Women executives leave the workforce faster than they are promoted

women executives exiting the workplace

Some women believe men are trying to hold women back. I disagree. But results from the 2023 Women in the Workplace report, conducted by McKinsey and LeanIn, suggest there’s work to do when it comes to creating a culture where women can thrive. And the only way we’re going to see real progress is through better representation.

Women are more ambitious than ever and are making progress when it comes to representation in the C-suite. But it’s not all good news. 

The 2023 Women in the Workplace report showed that women now occupy the highest proportion of top positions in history, making up 28 per cent of C-suite executives (six per cent are WOC). This was up six per cent compared to 2018, when women only held 22 per cent of C-suite positions. However, some of the other findings are concerning.

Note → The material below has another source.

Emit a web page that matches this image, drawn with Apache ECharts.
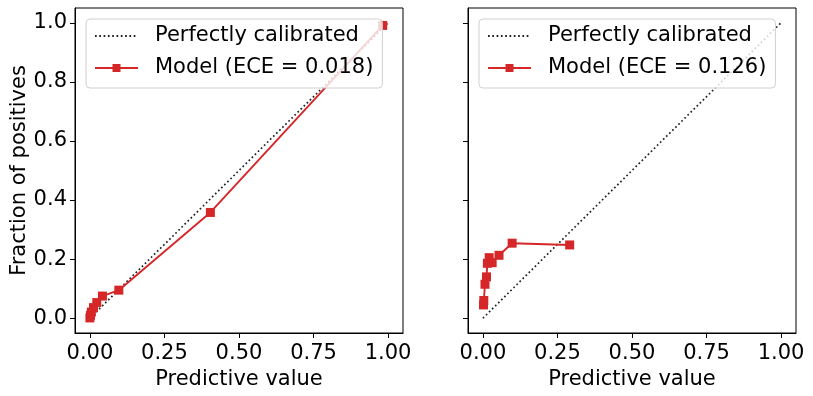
<!DOCTYPE html>
<html>
<head>
<meta charset="utf-8">
<script src="https://cdn.jsdelivr.net/npm/echarts@6/dist/echarts.min.js"></script>
<style>
html,body{margin:0;padding:0;background:#fff;}
#chart{width:813px;height:396px;}
</style>
</head>
<body>
<div id="chart"></div>
<script>
// ---- data ----
const xTicks = [0, 0.25, 0.5, 0.75, 1.0];
const yTicks = [0, 0.2, 0.4, 0.6, 0.8, 1.0];
const diagX = [0, 1];
const diagY = [0, 1];
const leftX = [0.0, 0.002, 0.005, 0.012, 0.023, 0.042, 0.097, 0.404, 0.982];
const leftY = [0.001, 0.010, 0.021, 0.036, 0.053, 0.075, 0.095, 0.358, 0.991];
const rightX = [0.002, 0.003, 0.007, 0.012, 0.015, 0.021, 0.031, 0.054, 0.098, 0.291];
const rightY = [0.045, 0.060, 0.115, 0.140, 0.186, 0.205, 0.188, 0.213, 0.254, 0.248];
const refName = 'Perfectly calibrated';
const leftName = 'Model (ECE = 0.018)';
const rightName = 'Model (ECE = 0.126)';
const xTitle = 'Predictive value';
const yTitle = 'Fraction of positives';

const zip = (a, b) => a.map((v, i) => [v, b[i]]);
const FONT = 'DejaVu Sans';
const FS = 21;
const RED = '#d62728';

function xAxis(idx) {
  return {
    gridIndex: idx, type: 'value', min: -0.05, max: 1.05,
    name: xTitle, nameLocation: 'middle', nameGap: 33,
    nameTextStyle: {fontFamily: FONT, fontSize: FS, color: '#000'},
    axisLine: {show: true, onZero: false, lineStyle: {color: '#000', width: 1}},
    axisTick: {show: true, inside: false, length: 5, customValues: xTicks, lineStyle: {color: '#000', width: 1}},
    axisLabel: {show: true, customValues: xTicks, margin: 10, fontFamily: FONT, fontSize: FS, color: '#000',
      formatter: v => v.toFixed(2)},
    splitLine: {show: false}
  };
}
function yAxis(idx, labels) {
  return {
    gridIndex: idx, type: 'value', min: -0.05, max: 1.05,
    name: labels ? yTitle : '', nameLocation: 'middle', nameGap: 45,
    nameTextStyle: {fontFamily: FONT, fontSize: FS, color: '#000'},
    axisLine: {show: true, onZero: false, lineStyle: {color: '#000', width: 1}},
    axisTick: {show: true, inside: false, length: 5, customValues: yTicks, lineStyle: {color: '#000', width: 1}},
    axisLabel: {show: labels, customValues: yTicks, margin: 8, fontFamily: FONT, fontSize: FS, color: '#000',
      formatter: v => v.toFixed(1)},
    splitLine: {show: false}
  };
}
function legend(left, name) {
  return {
    orient: 'vertical', left: left, top: 19,
    data: [{name: refName, itemStyle: {opacity: 0}}, {name: name}],
    itemWidth: 43, itemHeight: 10, itemGap: 8,
    padding: [5, 9, 8, 8],
    backgroundColor: 'rgba(255,255,255,0.8)',
    borderColor: '#d0d0d0', borderWidth: 1, borderRadius: 4,
    textStyle: {fontFamily: FONT, fontSize: FS, color: '#000', lineHeight: 24, padding: [0, 0, 0, 12]},
    selectedMode: false
  };
}

const chart = echarts.init(document.getElementById('chart'));
chart.setOption({
  backgroundColor: '#fff',
  animation: false,
  grid: [
    {left: 75, top: 8, width: 328, height: 325, show: true, borderColor: '#000', borderWidth: 1, backgroundColor: 'transparent'},
    {left: 468, top: 8, width: 328, height: 325, show: true, borderColor: '#000', borderWidth: 1, backgroundColor: 'transparent'}
  ],
  xAxis: [xAxis(0), xAxis(1)],
  yAxis: [yAxis(0, true), yAxis(1, false)],
  legend: [legend(86, leftName), legend(479, rightName)],
  series: [
    {name: refName, type: 'line', xAxisIndex: 0, yAxisIndex: 0, data: zip(diagX, diagY), symbol: 'none',
      lineStyle: {color: '#222', width: 1.7, type: [1.7, 2.6]}, itemStyle: {color: '#000'}, z: 2},
    {name: leftName, type: 'line', xAxisIndex: 0, yAxisIndex: 0, data: zip(leftX, leftY), symbol: 'rect', symbolSize: 9,
      lineStyle: {color: RED, width: 1.9}, itemStyle: {color: RED}, z: 3},
    {name: refName, type: 'line', xAxisIndex: 1, yAxisIndex: 1, data: zip(diagX, diagY), symbol: 'none',
      lineStyle: {color: '#222', width: 1.7, type: [1.7, 2.6]}, itemStyle: {color: '#000'}, z: 2},
    {name: rightName, type: 'line', xAxisIndex: 1, yAxisIndex: 1, data: zip(rightX, rightY), symbol: 'rect', symbolSize: 9,
      lineStyle: {color: RED, width: 1.9}, itemStyle: {color: RED}, z: 3}
  ]
});
</script>
</body>
</html>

The gains we’re seeing are still modest, with the smallest gains at the manager, senior manager, and director levels, meaning the pipeline of women for leadership isn’t growing quickly enough. The gender gap continues to widen with each upward level in a company, even though women make up almost 50 per cent of entry-level employees. And the numbers are much worse for women of colour.

The great workplace breakup

What’s equally concerning is the trend we’re seeing continue from the 2022 report — what McKinsey calls the ‘Great Breakup’ — where women at the director level are leaving at a faster rate than they’re being promoted. 

For every woman promoted to director, two leave. 

This, along with the modest gains for women being promoted to manager and director levels, may have a catastrophic impact on our ability to narrow the gender gap in senior leadership. Without a pipeline, there simply won’t be enough female candidates in the pool to choose from.

There are a number of reasons behind this trend, but they all come down to the lack of inclusive work culture for women – everything from the microaggressions that women face daily and the harder time they have getting promoted compared to their male counterparts to needing more flexible work arrangements and wanting a culture that focuses on wellness and diversity and inclusion efforts.

At the end of the day, this is a culture problem, one that will be difficult to solve for companies that don’t have women at the senior leadership level.

If you read the book Lean In, you may remember Sheryl Sandberg’s story about having to walk across the massive Google parking lot while she was very pregnant and very uncomfortable. Google didn’t have pregnancy parking. After one particularly challenging trip, she walked into Sergey Brin’s office to tell him they needed pregnancy parking. Ideally immediately.

Sergey and the rest of Google management weren’t trying to make women uncomfortable. They just hadn’t thought of it… because they had never been pregnant and no one had brought it to their attention before.

But what if Sandberg had been an entry-level employee? Would any change have taken place?

This story tells us so much about the issues with well-meaning but homogeneous leadership teams. It’s almost impossible to anticipate the needs of all of your employees when your lived experience is different from theirs. And that’s why we need to seriously tackle the gender gap in senior leadership, as this gap will continue to perpetuate itself without some significant intervention.

The challenge is this feels a bit like a chicken and egg problem: we need more women promoted to leadership and we need them to stay there, and the way to do that is to have more women in leadership. Hmmmm.

But there are things we can do. Here are three places to start:

1. Focus on the broken rung. We see this gap begin to form early in women’s careers, with 87 women being promoted into their first management position for every 100 men. As we close this first gap, we’ll start to increase the pool of women in middle management.

2. Provide leadership development for women earlier in their careers.

We know that women often don’t put themselves forward for promotions if they don’t feel they meet all of the criteria. So provide better training and coaching to help build their confidence and their skills.

3. Intentionally hire more first-time female VPs and SVPs.

We’ve heard this before: men are promoted based on potential and women based on experience. Part of the challenge with women getting to senior leadership is finding someone to give them that first shot.

These are longer-term solutions. In the meantime, companies can start to get more women involved in workplace culture and DEI initiatives today. Ensure women at all levels are heard and represented when forming decisions about how to make things better.

The future of women in leadership may depend on it.